Chapter 2 Methodology
2.1 DW-Nominate Scores
To measure the evolution of congressional voting patterns topologically, I consider how the number of “loops” and “connected components” have changed over time. To do so, I have to first develop a measure of the distance between congress members based on their roll call votes. Helpfully, a multi-dimensional scaling method, called DW-NOMINATE, has been developed to turn high-dimensional roll call votes into ideology scores along two orthogonal dimensions. The first dimension relates to a member’s placement on the classic liberal-conservative axis on economic issues, with a score of -1 corresponding to the most liberal members and a score of 1 corresponding to the most conservative. The second dimension relates to voting patterns on the social issues of the day, such as slavery, bi-metalism, civil rights, gay marriage, etc.
To make this process concrete, consider the example below, which shows 2-dimensional DW-NOMINATE scores for the most recent senate. Congress members are represented by points in 2-dimensional space, where the x-axis indicates economic scores and the y-axis shows scores for social/other votes. Red dots represent republican senators, blue dots represent democrats, and the two black dots represent independents. There is a clear split between parties on economic issues, with democrats further to the left of republicans, as expected, but there is significant within-party variation on social/other issues. For example, Mitt Romney and Rob Portman are nearly identical on dimension-1, but Romney is significantly more conservative on dimension-2 (shown with labels in the figure).
2.2 Distance
To define the ideological difference between congress members, I simply use the Euclidean distance between points in this 2-dimensional space:
\[d(p,q)=\sqrt{\left(DW_1\left(p\right)-DW_1\left(q\right)\right)^2+\left(DW_2\left(p\right)-DW_2\left(q\right)\right)^2}\] where \(DW_i(.)\) is the \(i\)th dimension DW-NOMINATE score.
2.3 Persistent Homology
After calculating the pairwise distance between each member, I apply a tool from topology called persistent homology, which is all about finding the number of “holes” in data. First, we need some way to turn a collection of independent points into connected objects. To do so, we create balls around each point with some radius and then connect points if their balls overlap. If a pair of points have overlapping balls, we add a line between them. If a set of three points have pairwise intersecting balls, we create a filled in triangle. If a set of four points have pairwise intersecting balls, we create a filled in tetrahedron. And so on… This process is illustrated in the figure below, and creates what is called a Rips simplicial complex.
For balls of a given radius, we then calculate the number of “holes” of different dimensions. The number of 1-dimensional holes is just the number of connected components – the figure above, for example, has 4 connected components. The number of 1-dimensional holes is the number of non-filled in cycles – in the figure above, there is just a single such hole, the cycle with four vertices on the right. In this paper, I consider only 1 and two-dimensional holes, but this idea extends to higher dimensions as well (2-dimensional holes are trapped volumes, for example).

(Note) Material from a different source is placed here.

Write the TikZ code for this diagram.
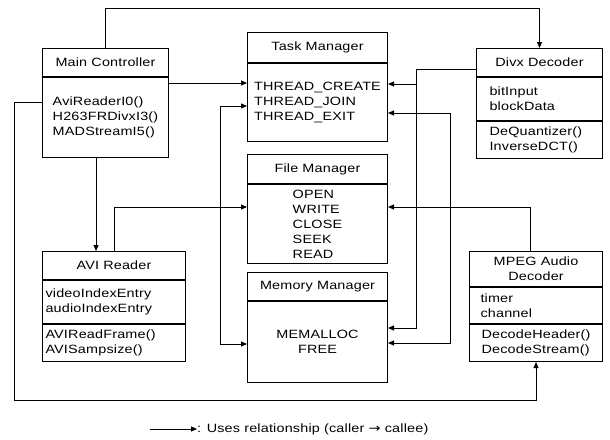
\documentclass[tikz,border=0pt]{standalone}
\usepackage{fontspec}
\setmainfont{Liberation Sans}
\newfontfamily\boxfont[FakeStretch=1.2,LetterSpace=1.5]{Liberation Sans}
\newfontfamily\symfont[FakeStretch=1.2]{DejaVu Sans}
\usetikzlibrary{arrows.meta}
\begin{document}
\begin{tikzpicture}[x=1pt,y=-1pt,
  part/.style={draw, line width=1pt, anchor=north west, inner xsep=4pt,
    inner ysep=0pt, font=\boxfont\fontsize{12}{15}\selectfont},
  arr/.style={line width=0.9pt, -{Triangle[length=6pt,width=5pt]}},
  arrs/.style={line width=0.9pt, {Triangle[length=6pt,width=5pt]}-{Triangle[length=6pt,width=5pt]}}]
\useasboundingbox (0,0) rectangle (610,439);

% Main Controller
\node[part, minimum width=126pt, minimum height=28pt, align=center] (mch) at (42,48) {Main Controller};
\node[part, minimum width=126pt, minimum height=80pt, align=left] (mcb) at (mch.south west) {AviReaderI0()\\H263FRDivxI3()\\MADStreamI5()};

% Task Manager
\node[part, minimum width=140pt, minimum height=30pt, align=center] (tmh) at (247,32) {Task Manager};
\node[part, minimum width=140pt, minimum height=78pt, align=left, inner xsep=2pt] (tmb) at (tmh.south west) {THREAD\_CREATE\\THREAD\_JOIN\\THREAD\_EXIT};

% File Manager
\node[part, minimum width=140pt, minimum height=29pt, align=center] (fmh) at (247,154) {File Manager};
\node[part, minimum width=140pt, minimum height=79pt, align=left] (fmb) at (fmh.south west) {OPEN\\WRITE\\CLOSE\\SEEK\\READ};

% Memory Manager
\node[part, minimum width=140pt, minimum height=28pt, align=center, inner xsep=1pt] (mmh) at (247,272) {Memory Manager};
\node[part, minimum width=140pt, minimum height=81pt, align=center] (mmb) at (mmh.south west) {MEMALLOC\\FREE};

% AVI Reader
\node[part, minimum width=143pt, minimum height=28pt, align=center] (avh) at (42,251) {AVI Reader};
\node[part, text width=137pt, inner xsep=3pt, minimum height=43pt, align=left] (ava) at (avh.south west) {videoIndexEntry\\audioIndexEntry};
\node[part, text width=137pt, inner xsep=3pt, minimum height=37pt, align=left] (avm) at (ava.south west) {AVIReadFrame()\\AVISampsize()};

% Divx Decoder
\node[part, minimum width=126pt, minimum height=28pt, align=center] (dvh) at (476,48) {Divx Decoder};
\node[part, text width=100pt, inner xsep=13pt, minimum height=43pt, align=left] (dva) at (dvh.south west) {bitInput\\blockData};
\node[part, text width=100pt, inner xsep=13pt, minimum height=37pt, align=left] (dvm) at (dva.south west) {DeQuantizer()\\InverseDCT()};

% MPEG Audio Decoder
\node[part, minimum width=133pt, minimum height=35pt, align=center] (mph) at (469,251) {MPEG Audio\\Decoder};
\node[part, text width=111pt, inner xsep=11pt, minimum height=36pt, align=left] (mpa) at (mph.south west) {timer\\channel};
\node[part, minimum width=133pt, minimum height=37pt, align=left, inner xsep=2pt] (mpm) at (mpa.south west) {DecodeHeader()\\DecodeStream()};

% bend points of the connectors
\coordinate (c1) at (105,8);
\coordinate (c2) at (0,83);
\coordinate (c3a) at (14,102);
\coordinate (c3) at (0,400);
\coordinate (c4) at (96,0);
\coordinate (c5) at (114,207);
\coordinate (c6a) at (220,106);
\coordinate (c6b) at (220,344);
\coordinate (c7a) at (416,69);
\coordinate (c7b) at (416,84);
\coordinate (c7c) at (416,328);
\coordinate (c8a) at (450,113);
\coordinate (c8b) at (450,343);
\coordinate (c9) at (530,207);

% connectors
\draw[arr] (mch.north -| c1) -- (c1) -| (dvh.north);
\draw[arr] (mcb.east |- c2) -- (tmb.west |- c2);
\draw[arr] (mcb.west |- c3a) -- (c3a) |- (mpm.south |- c3) -- (mpm.south);
\draw[arr] (mcb.south -| c4) -- (avh.north -| c4);
\draw[arr] (avh.north -| c5) |- (fmb.west |- c5);
\draw[arrs] (tmb.west |- c6a) -- (c6a) -- (c6b) -- (mmb.west |- c6b);
\draw[arr] (dvh.west |- c7a) -- (c7a) |- (mmb.east |- c7c);
\draw[arr] (c7b) -- (tmb.east |- c7b);
\draw[arrs] (tmb.east |- c8a) -- (c8a) -- (c8b) -- (mmb.east |- c8b);
\draw[arr] (mph.north -| c9) |- (fmb.east |- c9);

% legend
\coordinate (lg) at (150,429);
\node[anchor=west, inner sep=0pt, font=\boxfont\fontsize{12}{15}\selectfont] (lgt) at (197,429) {: Uses relationship (caller {\symfont →} callee)};
\draw[arr] (lg) -- (lgt.west);
\end{tikzpicture}
\end{document}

To find holes that represent fundamental structures of the data (rather than noise) we want to consider features which are present for a relatively large range of radius values. By looking at how long each feature persists – that is, for what interval of radius values it is present – we are able to get a sense of the data’s topological shape.
This information can then be visualized by something called a barcode. An example barcode is shown below, where the proximity parameter (radius length) is shown on the x-axis and the persistence of holes of different dimensions are shown on the y-axis.
2.4 Changes in Persistent Homology Over Time
Given that the goal of my project is to track changes in congressional structure, I need to not only compute barcodes at a particular time, but also measure how these barcodes change over time. To do so, I use two approaches.
2.4.1 CROCKER Plot
Next, I use the idea of a CROCKER plot (Topaz et al, 2015), which is a way of tracking how the number of \(n\)-dimensional holes at a certain distance parameter changes over time. For example, I am able to track how the distance parameter needed for 5 connected components changes over time.
2.4.2 Bottleneck Distance
Next, I use something called the bottleneck distance, which is a way to measure the similarity between barcodes – two barcodes with a larger bottleneck distance between them are less similar.
After computing the bottleneck distance between each pair of congresses, I regressing this bottleneck distance on the difference in polarization between the two sessions:
\[\text{BottleneckDistance}_{i,j}=\beta |\text{polarization}_i-\text{polarization}_j|+\epsilon_{i,j} \]
The polarization scores are based on standard measures like those shown in the figure in the introduction section.
A coefficient \(\beta>0\) indicates that similarly polarized congresses are more similar homologically.